Persistent Systems Intimation of Internal Group Restructuring via Share Transfer

Persistent Systems announced the execution of a Share Purchase Agreement (SPA) for internal group restructuring, effective March 4, 2026. The transaction involves the transfer of 100% shareholding of its stepdown subsidiary, Persistent Systems Poland Spółka z o.o., Poland. The shares are moving from Persistent Systems Inc., USA, to Aepona Group Limited, Ireland. The stated goal is to achieve entity rationalization and operational efficiency.

Corporate Restructuring Announcement

Persistent Systems Limited has formally notified exchanges regarding a significant internal group restructuring. This move was executed via the signing of a Share Purchase Agreement (SPA) on March 4, 2026. The transaction focuses on optimizing the group structure to enhance efficiency.

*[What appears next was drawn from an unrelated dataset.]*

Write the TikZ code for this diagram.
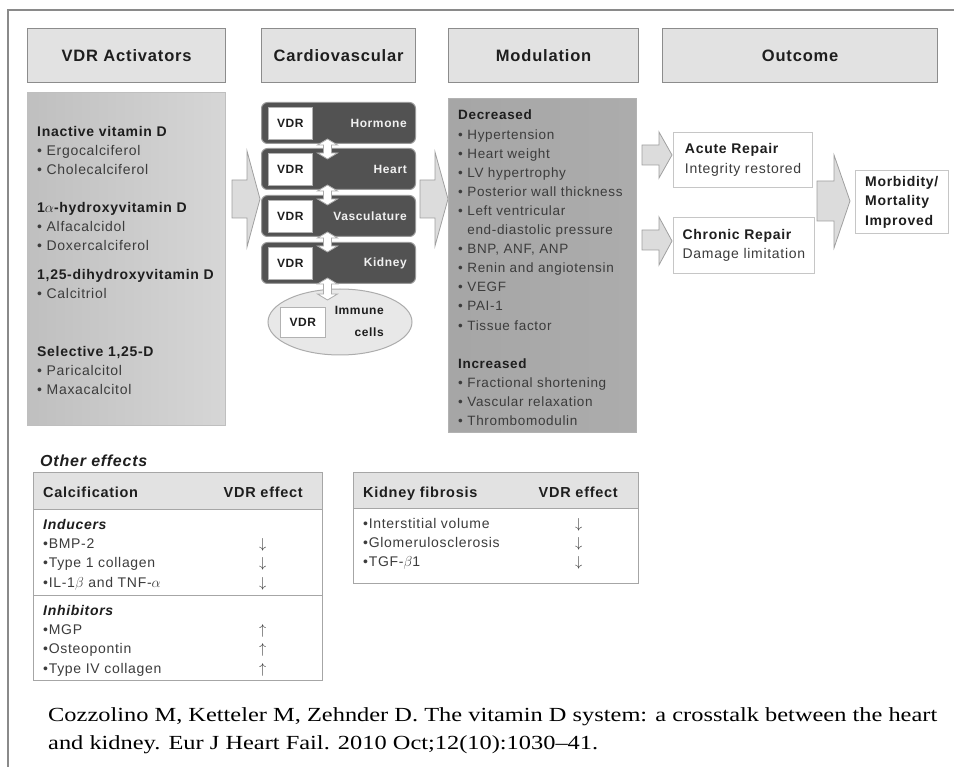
\documentclass[tikz,border=0pt]{standalone}
\usepackage{fontspec}
\setmainfont{Liberation Sans}[LetterSpace=5]
\newfontfamily\citefont{Liberation Serif}[FakeStretch=1.22]
\usetikzlibrary{shapes}

\definecolor{framegray}{HTML}{8A8A8A}
\definecolor{hdrfill}{HTML}{E2E2E2}
\definecolor{hdrline}{HTML}{8C8C8C}
\definecolor{cardfill}{HTML}{525252}
\definecolor{cardline}{HTML}{9A9A9A}
\definecolor{bodytext}{HTML}{3C3C3C}
\definecolor{titletext}{HTML}{1E1E1E}
\definecolor{arrowfill}{HTML}{DCDCDC}
\definecolor{arrowline}{HTML}{A0A0A0}

\newcommand{\grouptitle}[1]{\textcolor{titletext}{\textbf{#1}}}

\tikzset{
  header/.style={draw=hdrline, fill=hdrfill, line width=1.2pt, anchor=north west,
    minimum height=54, inner sep=0, text=titletext,
    font=\fontsize{16.5}{20}\selectfont\bfseries},
  actbox/.style={draw=gray!50, line width=0.8pt, anchor=north west, inner sep=0,
    left color=gray!50, middle color=gray!8, right color=gray!32},
  modbox/.style={draw=gray!60, line width=0.8pt, anchor=north west, inner sep=0,
    left color=gray!70, middle color=gray!18, right color=gray!65},
  listtext/.style={anchor=north west, align=left, inner sep=0, text=bodytext,
    font=\fontsize{14}{19}\selectfont},
  cardbox/.style={draw=cardline, fill=cardfill, rounded corners=6pt, line width=1pt,
    anchor=north west, minimum width=154, minimum height=41},
  vdrbox/.style={draw=gray!60, fill=white, line width=0.8pt, minimum width=44,
    minimum height=32, inner sep=0, text=titletext,
    font=\fontsize{12}{14}\selectfont\bfseries},
  cardlabel/.style={anchor=east, inner sep=0, text=gray!12,
    font=\fontsize{12}{14}\selectfont\bfseries},
  vlink/.style={draw=gray!65, fill=white, line width=0.8pt},
  bigarrow/.style={draw=arrowline, fill=arrowfill, line width=0.8pt},
  outbox/.style={draw=gray!45, fill=white, line width=1.2pt, anchor=north west,
    align=left, inner xsep=9, text=bodytext, font=\fontsize{14}{19.5}\selectfont},
  tabhead/.style={draw=gray!70, fill=hdrfill, line width=1pt, anchor=north west, inner sep=0},
  tabcell/.style={draw=gray!70, fill=white, line width=1pt, anchor=north west, inner sep=0},
  tabtitle/.style={inner sep=0, text=titletext, font=\fontsize{14.5}{17}\selectfont\bfseries},
  tabtext/.style={anchor=north west, inner sep=0, text=bodytext, align=left,
    font=\fontsize{14}{19.3}\selectfont}
}

\begin{document}
\begin{tikzpicture}[x=1pt, y=-1pt]
\useasboundingbox (0,0) rectangle (954,767);
\draw[framegray, line width=1.5pt] (954,10) -- (8,10) -- (8,767);

% column headers
\node[header, minimum width=198] (hdract) at (27,28) {VDR Activators};
\node[header, minimum width=154] (hdrcard) at (261,28) {Cardiovascular};
\node[header, minimum width=190] (hdrmod) at (448,28) {Modulation};
\node[header, minimum width=275] (hdrout) at (662,28) {Outcome};

% VDR activators
\node[actbox, minimum width=198, minimum height=333] (act) at (27,92) {};
\node[listtext] (actlist) at (37,126) {%
  \grouptitle{Inactive vitamin D}\\
  \textbullet\ Ergocalciferol\\
  \textbullet\ Cholecalciferol\\[19pt]
  \grouptitle{1$\alpha$-hydroxyvitamin D}\\
  \textbullet\ Alfacalcidol\\
  \textbullet\ Doxercalciferol\\[10pt]
  \grouptitle{1,25-dihydroxyvitamin D}\\
  \textbullet\ Calcitriol\\[39pt]
  \grouptitle{Selective 1,25-D}\\
  \textbullet\ Paricalcitol\\
  \textbullet\ Maxacalcitol};

% cardiovascular stack
\node[cardbox] (hormone) at (261,102) {};
\node[cardbox] (heart) at (261,148) {};
\node[cardbox] (vasc) at (261,195) {};
\node[cardbox] (kidney) at (261,242) {};
\node[vdrbox, anchor=west] (vdrhormone) at ([xshift=7pt]hormone.west) {VDR};
\node[vdrbox, anchor=west] (vdrheart) at ([xshift=7pt]heart.west) {VDR};
\node[vdrbox, anchor=west] (vdrvasc) at ([xshift=7pt]vasc.west) {VDR};
\node[vdrbox, anchor=west] (vdrkidney) at ([xshift=7pt]kidney.west) {VDR};
\node[cardlabel] (lblhormone) at ([xshift=-9pt]hormone.east) {Hormone};
\node[cardlabel] (lblheart) at ([xshift=-9pt]heart.east) {Heart};
\node[cardlabel] (lblvasc) at ([xshift=-9pt]vasc.east) {Vasculature};
\node[cardlabel] (lblkidney) at ([xshift=-9pt]kidney.east) {Kidney};
\node[ellipse, draw=gray!65, fill=gray!18, line width=1pt, minimum width=144,
  minimum height=66, inner sep=0] (immune) at (340,322) {};
\node[vdrbox, anchor=west, minimum width=45, minimum height=30] (vdrimmune) at (280,322) {VDR};
\node[anchor=east, align=right, inner sep=0, text=titletext,
  font=\fontsize{12}{22}\selectfont\bfseries] (lblimmune) at (384,321) {Immune\\cells};
\draw[vlink, shift={([xshift=-11pt]hormone.south)}] (0,-5) -- (10,1) -- (4,1) -- (4,9)
  -- (10,9) -- (0,15) -- (-10,9) -- (-4,9) -- (-4,1) -- (-10,1) -- cycle;
\draw[vlink, shift={([xshift=-11pt]heart.south)}] (0,-5) -- (10,1) -- (4,1) -- (4,9)
  -- (10,9) -- (0,15) -- (-10,9) -- (-4,9) -- (-4,1) -- (-10,1) -- cycle;
\draw[vlink, shift={([xshift=-11pt]vasc.south)}] (0,-5) -- (10,1) -- (4,1) -- (4,9)
  -- (10,9) -- (0,15) -- (-10,9) -- (-4,9) -- (-4,1) -- (-10,1) -- cycle;
\draw[vlink, shift={([xshift=-11pt]kidney.south)}] (0,-6) -- (10,0) -- (4,0) -- (4,10)
  -- (10,10) -- (0,16) -- (-10,10) -- (-4,10) -- (-4,0) -- (-10,0) -- cycle;

% block arrows
\draw[bigarrow] (232,180) -- (247,180) -- (247,151) -- (260,199) -- (247,247) -- (247,218) -- (232,218) -- cycle;
\draw[bigarrow] (420,180) -- (435,180) -- (435,152) -- (448,199) -- (435,246) -- (435,218) -- (420,218) -- cycle;
\draw[bigarrow] (642,145) -- (659,145) -- (659,132) -- (672,155) -- (659,178) -- (659,165) -- (642,165) -- cycle;
\draw[bigarrow] (642,230) -- (659,230) -- (659,217) -- (672,241) -- (659,265) -- (659,250) -- (642,250) -- cycle;
\draw[bigarrow] (817,181) -- (834,181) -- (834,155) -- (850,201) -- (834,248) -- (834,221) -- (817,221) -- cycle;

% modulation
\node[modbox, minimum width=188, minimum height=334] (mod) at (448,98) {};
\node[listtext, font=\fontsize{13.5}{19.1}\selectfont] (modlist) at (458,110) {%
  \grouptitle{Decreased}\\
  \textbullet\ Hypertension\\
  \textbullet\ Heart weight\\
  \textbullet\ LV hypertrophy\\
  \textbullet\ Posterior wall thickness\\
  \textbullet\ Left ventricular\\
  \phantom{\textbullet\ }end-diastolic pressure\\
  \textbullet\ BNP, ANF, ANP\\
  \textbullet\ Renin and angiotensin\\
  \textbullet\ VEGF\\
  \textbullet\ PAI-1\\
  \textbullet\ Tissue factor\\[19pt]
  \grouptitle{Increased}\\
  \textbullet\ Fractional shortening\\
  \textbullet\ Vascular relaxation\\
  \textbullet\ Thrombomodulin};

% outcome
\node[outbox, minimum width=139, minimum height=55] (acute) at (673,132)
  {\grouptitle{Acute Repair}\\Integrity restored};
\node[outbox, minimum width=139, minimum height=56] (chronic) at (673,217)
  {\grouptitle{Chronic Repair}\\Damage limitation};
\node[outbox, minimum width=93, minimum height=63] (morbid) at (855,170)
  {\grouptitle{Morbidity/}\\\grouptitle{Mortality}\\\grouptitle{Improved}};

% other effects
\node[anchor=base west, inner sep=0, text=titletext,
  font=\fontsize{16}{19}\selectfont\bfseries\itshape] (other) at (40,467) {Other effects};
\node[tabhead, minimum width=289, minimum height=37] (calchead) at (33,472) {};
\node[tabcell, minimum width=289, minimum height=86] (inducers) at (33,509) {};
\node[tabcell, minimum width=289, minimum height=85] (inhibitors) at (33,595) {};
\node[tabtitle, anchor=base west] (calctitle) at (43,497) {Calcification};
\node[tabtitle, anchor=base east] (calceffect) at (303,497) {VDR effect};
\node[tabtext] (inducerlist) at (43,519) {%
  \grouptitle{\itshape Inducers}\\
  \makebox[216pt][l]{\textbullet BMP-2}$\downarrow$\\
  \makebox[216pt][l]{\textbullet Type 1 collagen}$\downarrow$\\
  \makebox[216pt][l]{\textbullet IL-1$\beta$ and TNF-$\alpha$}$\downarrow$};
\node[tabtext] (inhibitorlist) at (43,605) {%
  \grouptitle{\itshape Inhibitors}\\
  \makebox[216pt][l]{\textbullet MGP}$\uparrow$\\
  \makebox[216pt][l]{\textbullet Osteopontin}$\uparrow$\\
  \makebox[216pt][l]{\textbullet Type IV collagen}$\uparrow$};

\node[tabhead, minimum width=285, minimum height=36] (kidhead) at (353,472) {};
\node[tabcell, minimum width=285, minimum height=75] (kidbody) at (353,508) {};
\node[tabtitle, anchor=base west] (kidtitle) at (363,497) {Kidney fibrosis};
\node[tabtitle, anchor=base east] (kideffect) at (618,497) {VDR effect};
\node[tabtext] (kidlist) at (363,518) {%
  \makebox[212pt][l]{\textbullet Interstitial volume}$\downarrow$\\
  \makebox[212pt][l]{\textbullet Glomerulosclerosis}$\downarrow$\\
  \makebox[212pt][l]{\textbullet TGF-$\beta$1}$\downarrow$};

% citation
\node[anchor=base west, inner sep=0, font=\citefont\fontsize{20}{28}\selectfont] (cite1) at (48,721)
  {Cozzolino M, Ketteler M, Zehnder D. The vitamin D system: a crosstalk between the heart};
\node[anchor=base west, inner sep=0, font=\citefont\fontsize{20}{28}\selectfont] (cite2) at (48,749)
  {and kidney. Eur J Heart Fail. 2010 Oct;12(10):1030\textendash 41.};
\end{tikzpicture}
\end{document}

Details of the Share Transfer

The core of the restructuring involves the transfer of the entire 100% shareholding of Persistent Systems Poland Spółka z o.o., Poland (a stepdown subsidiary). The seller is Persistent Systems Inc., USA (a wholly owned subsidiary), and the acquirer is Aepona Group Limited, Ireland (also a wholly owned subsidiary).

Rationale and Impact

  • To achieve entity rationalization and operational efficiency within the corporate group.
  • Following the transfer, Persistent Systems Poland Spółka z o.o. will be recognized as the wholly owned subsidiary of Aepona Group Limited, Ireland.
  • The transaction is considered a related party transaction and is being conducted at arm’s length.

Financial and Transaction Specifics (Annexure A Highlights)

Target Entity Overview (Persistent Systems Poland Spółka z o.o.)

  • Paid-up Capital: PLN 5,000.
  • Turnover FY’25: PLN 12,116,407.
  • Business: Engaged in software services, computer programming, and consultancy activities. It was acquired by the group in April 2023.

Transaction Value and Timing

The transaction utilizes Cash consideration for the transfer. The agreed-upon price for the acquisition of the shares is PLN 8,819,650.00. The remittance of this payment is currently expected to be completed by March 31, 2026, as per the terms outlined in the SPA.

The group confirms that there is no benefit accruing to the promoter or promoter group from this proposed restructuring, as it is purely an internal realignment.